To make the soup, heat the oil in a large soup pot over medium heat. Add the onion and chile and cook until softened a bit — just a few minutes. Add the turmeric, cumin and 1/4 teaspoon black pepper and cook briefly, stirring, just to lightly toast the spices. Then add the vegetable stock and bring to a boil. Add the split peas and cook until just barely tender. This will vary — start checking at about 15 minutes. Stir in the chickpeas and beans and bring soup back to a simmer. Add kosher salt to taste.

Keep the soup at a simmer while you make the caramelized onion garnish.
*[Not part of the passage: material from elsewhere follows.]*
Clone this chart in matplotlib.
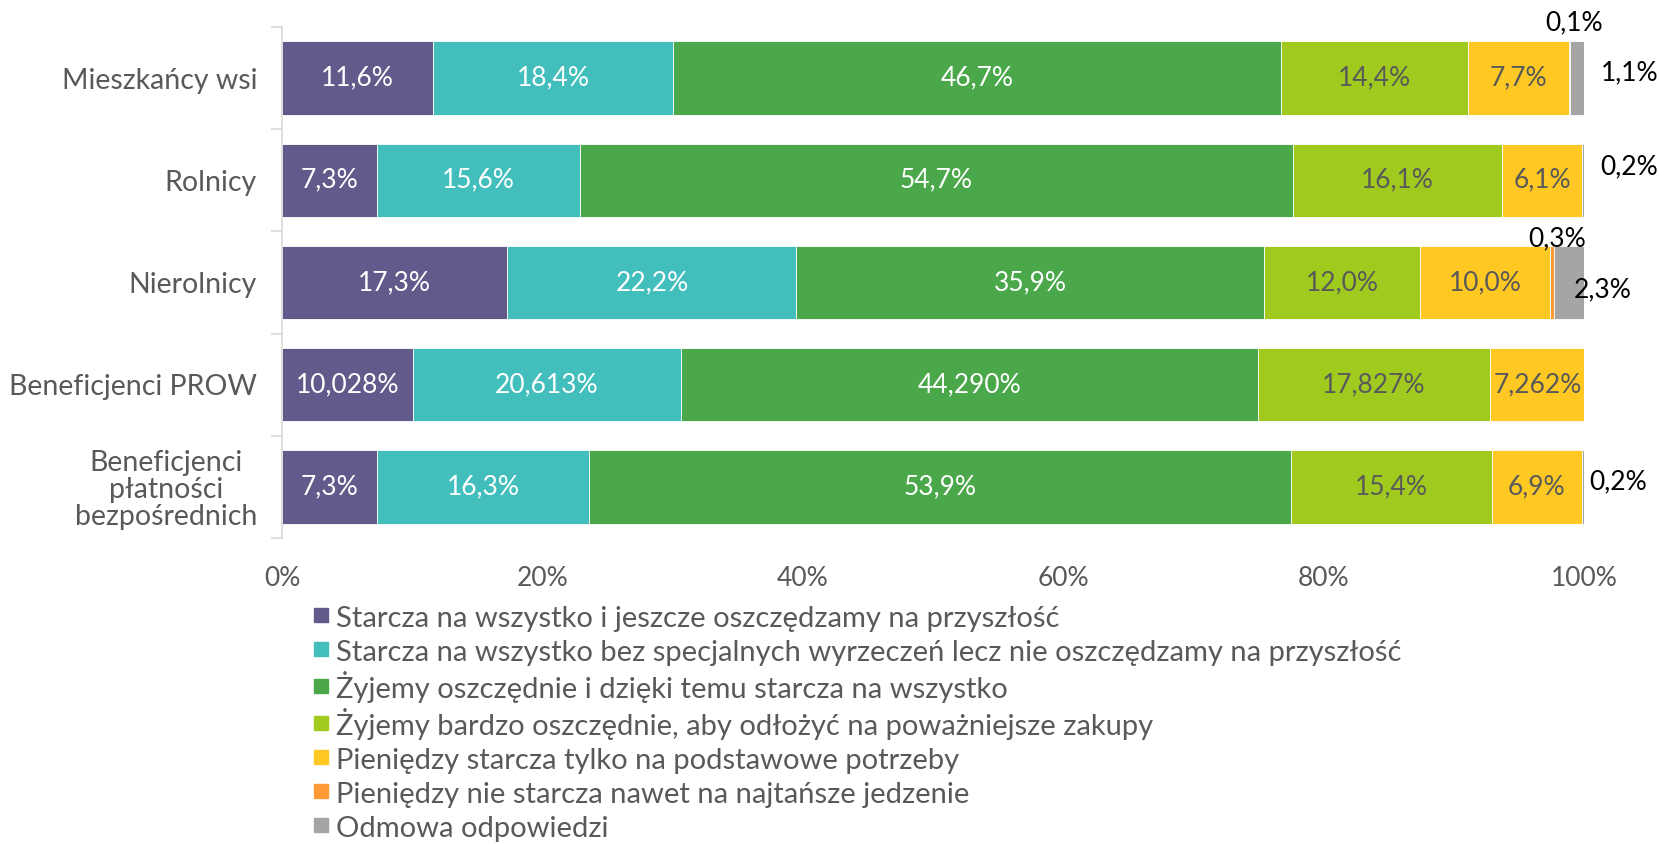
import numpy as np
import matplotlib.pyplot as plt
from matplotlib.lines import Line2D

plt.rcParams['font.family'] = ['Lato', 'DejaVu Sans']

categories = ['Mieszkańcy wsi', 'Rolnicy', 'Nierolnicy', 'Beneficjenci PROW',
              'Beneficjenci\npłatności\nbezpośrednich']
series_names = [
    'Starcza na wszystko i jeszcze oszczędzamy na przyszłość',
    'Starcza na wszystko bez specjalnych wyrzeczeń lecz nie oszczędzamy na przyszłość',
    'Żyjemy oszczędnie i dzięki temu starcza na wszystko',
    'Żyjemy bardzo oszczędnie, aby odłożyć na poważniejsze zakupy',
    'Pieniędzy starcza tylko na podstawowe potrzeby',
    'Pieniędzy nie starcza nawet na najtańsze jedzenie',
    'Odmowa odpowiedzi',
]
s1 = [11.6, 7.3, 17.3, 10.028, 7.3]
s2 = [18.4, 15.6, 22.2, 20.613, 16.3]
s3 = [46.7, 54.7, 35.9, 44.290, 53.9]
s4 = [14.4, 16.1, 12.0, 17.827, 15.4]
s5 = [7.7, 6.1, 10.0, 7.262, 6.9]
s6 = [0.1, 0.0, 0.3, 0.0, 0.0]
s7 = [1.1, 0.2, 2.3, 0.0, 0.2]
decimals = [1, 1, 1, 3, 1]

series = [s1, s2, s3, s4, s5, s6, s7]
colors = ['#625A8A', '#42BEBC', '#4AA84A', '#A0CB1E', '#FFC822', '#FF9933', '#A5A5A5']
label_colors = ['white', 'white', 'white', '#595959', '#595959', 'black', 'black']
grey = '#595959'

# recznie dopasowane przesuniecia etykiet poza slupkami (w % i pt)
top_dx = [0.35, 0, 0.35, 0, 0]
top_dy = [4, 0, -4, 0, 0]
right_dx = [1.3, 1.2, -0.8, 0, 0.4]
right_dy = [4, 10, -5, 4, 4]


def fmt(v, d):
    return f'{v:.{d}f}'.replace('.', ',') + '%'


fig = plt.figure(figsize=(16.59, 8.44), dpi=100)
ax = fig.add_axes([0.170, 0.3626, 0.785, 0.6054])

y = np.arange(len(categories))
left = np.zeros(len(categories))
h = 0.72
for k, vals in enumerate(series):
    vals = np.array(vals)
    ax.barh(y, vals, left=left, height=h, color=colors[k],
            edgecolor='white', linewidth=0.6)
    for i, v in enumerate(vals):
        if v <= 0:
            continue
        cx = left[i] + v / 2
        if v >= 3:
            ax.text(cx, y[i], fmt(v, decimals[i]), ha='center', va='center',
                    color=label_colors[k], fontsize=19)
        elif k == 5:
            ax.annotate(fmt(v, decimals[i]), (cx + top_dx[i], y[i] - h / 2),
                        xytext=(0, top_dy[i]), textcoords='offset points',
                        ha='center', va='bottom', fontsize=19, color='black',
                        annotation_clip=False)
        else:
            ax.annotate(fmt(v, decimals[i]), (left[i] + v + right_dx[i], y[i]),
                        xytext=(0, right_dy[i]), textcoords='offset points',
                        ha='left', va='center', fontsize=19, color='black',
                        annotation_clip=False)
    left += vals

ax.set_xlim(0, 100)
ax.set_ylim(len(categories) - 0.5, -0.5)
ax.set_xticks(np.arange(0, 101, 20))
ax.set_xticklabels([f'{t}%' for t in range(0, 101, 20)])
ax.set_yticks(y)
ax.set_yticklabels(categories)
ax.set_yticks(np.arange(-0.5, len(categories)), minor=True)
ax.tick_params(axis='y', which='major', length=0, pad=18, labelsize=20.5, labelcolor=grey)
ax.tick_params(axis='y', which='minor', length=8, color='#D9D9D9', width=1.2)
ax.tick_params(axis='x', length=0, labelsize=19, labelcolor=grey, pad=20)
for lab in ax.get_yticklabels():
    lab.set_multialignment('center')
    lab.set_linespacing(1.05)
for s in ['top', 'right', 'bottom']:
    ax.spines[s].set_visible(False)
ax.spines['left'].set_color('#D9D9D9')
ax.spines['left'].set_linewidth(1.2)

# kwadratowe znaczniki, zeby wszystkie wiersze legendy mialy rowna wysokosc
handles = [Line2D([], [], marker='s', linestyle='none', markersize=10.5,
                  markerfacecolor=c, markeredgecolor=c) for c in colors]
fig.legend(handles, series_names, loc='upper left', bbox_to_anchor=(0.1876, 0.2862),
           frameon=False, fontsize=21, labelcolor=grey, handlelength=0.7,
           handleheight=1.15, handletextpad=0.15, labelspacing=0.166,
           borderpad=0, borderaxespad=0)

fig.savefig('out.png', dpi=100)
Heat the olive oil and butter in a large frying pan over medium heat. Add onion and a couple of pinches of salt. Cook, stirring occasionally, until the onion is caramelized. Set aside.

Add the noodles to the simmering soup and cook until al dente. Again, this will vary, depending on the type of noodles you use. But start checking them about 10 minutes earlier than the package indicates. When the noodles are done, stir in the spinach, cilantro and dill. Squeeze the lime into the soup and then taste for salt. I added several more pinches at this point.

Serve immediately, garnishing each serving with a big spoonful of caramelized onion, a dollop of sour cream, and a light sprinkling of toasted walnuts.

balverne-rosePairing: Rosé

Soup can sometimes be tricky to pair with wine — but this one has so many different textures and garnishes that it’s not problematic at all. And there’s something about the hit of fresh herbs and the dollop of tangy cream that just say spring and rosé to me. There are lots of choices, from all corners of the world. I tend to have better luck with European versions, since I’m looking for crisp and dry rosé, and that seems to be a no-brainer from many parts of France, Spain, Greece and more. But there are also some lovely choices from California, like two of the wines below.

Balverne 2012 Rosé of Sangiovese Chalk Hill ($20). A pleasant surprise out of California — bone dry, with sour cherry, blood orange, wild strawberry and light spice notes. Find it!

Lasseter Family 2012 Enjoué Sonoma Valley ($24). Pretty, delicate, floral, crisp — very nice. Juicy strawberry, watermelon, aromatic citrus peel, finishes dry. Mostly Syrah, with dashes of Mourvèdre and Grenache. Find it!

Ela 2012 Vinho Verde Rosé ($10). Juicy strawberry is fresh and slightly fizzy, with soft acidity balanced with some drying mineral notes. Would also work nicely with spicy foods — think extra red pepper sauce on falafel with tahini sauce. (I speak from experience…) Find it!